I decided to continue my sous vide experiments. I still don’t have a vacuum sealer and I still don’t have a temperature controlled water bath. The setup was thus equally improvised as last time.

This time, I cooked duck legs instead of steaks. The idea behind this was that duck legs should be more forgiving about temperature. From my previous experiments, I knew that the lowest possible setting of my stove will bring the water to temperatures somewhere above 60 °C. Since this is too hot for a good steak, I had manually switched off the stove from time to time. This time, however, I decided to let it on. And I do now know that water temperature will then lie constantly between 63 and 64 °C. This should be alright for duck legs.

I cooked them for a total of three hours. The result was … well, it wasn’t really bad, but it wasn’t exactly good either. While the muscle parts were done, the connective tissue wasn’t. Obviously, those three hours weren’t enough to break down the collagen. So while the meat was indeed tender, the duck leg as a whole was too chewy. Next time, I will try out five or six hours.

In terms of flavor, the meat was really fine. I chose a classic French style: canard à l’orange. Originally, canard à l’orange is made from a whole duck which is filled with oranges and then cooked in the oven. My version of it was largely inspired by a recipe of Hervé This, published in his 1995 book “Révélations gastronomiques”. I really liked his idea of injecting herb-infused orange liqueur into the meat. However, This’s original recipe suggests microwaving instead of sous vide cooking (which was not common back in 1995). I also made some adjustments to the sauce.
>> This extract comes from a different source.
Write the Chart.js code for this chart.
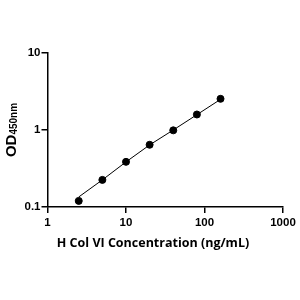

Canard à l’orange – sous vide

Serves 2:
2 duck legs
50 ml orange liqueur (Cointreau or Grand Marnier)
2 thyme sprigs
1 bay leaf
salt
pepper
1 large orange
1 tsp. sugar
100 ml white wine
200 ml chicken stock
2 tblsp. oil

Chop thyme and bay leaf and mix with the liqueur, salt, and pepper. Macerate for 20 minutes, then strain. With a syringe, inject the liqueur into the duck legs. I tried not to puncture the muscle strands, but to distribute the liqueur throughout the connective tissue spaces, i.e. under the skin, along the large vessels and nerves, or even along the bones. Thoroughly massage the duck legs afterwards to distribute the liqueur more evenly. Put each duck leg into a plastic bag of its own, carefully squeeze out any air, and tie a knot to close the bag.

In a large pot, heat water to 60-65 °C. Place the plastic bags into the water. If necessary, use a wire rack to hold the bags under water. Cook for three or more hours.

To fillet the orange, generously cut off the peel, including the white pith. Then cut out the segments. Carefully capture all the juice and squeeze out the remaining membranes.

Melt the sugar in a small pot over moderate heat until golden. Add the white wine, boil down completely. Then add the chicken stock, again boil down to a thick sirup.

Heat the oil in a frying pan. Take the duck legs out of the plastic bags and dab them dry with paper towels. Quickly sear them over high heat from all sides.

In the meantime, add the duck juices from the plastic bags as well as the orange juice to the caramel, bring to boil. Remove from the heat, add the orange fillets, and heat them. Season with salt and pepper.

Arrange orange sauce and duck legs on plates. I served the dish with saffron risotto.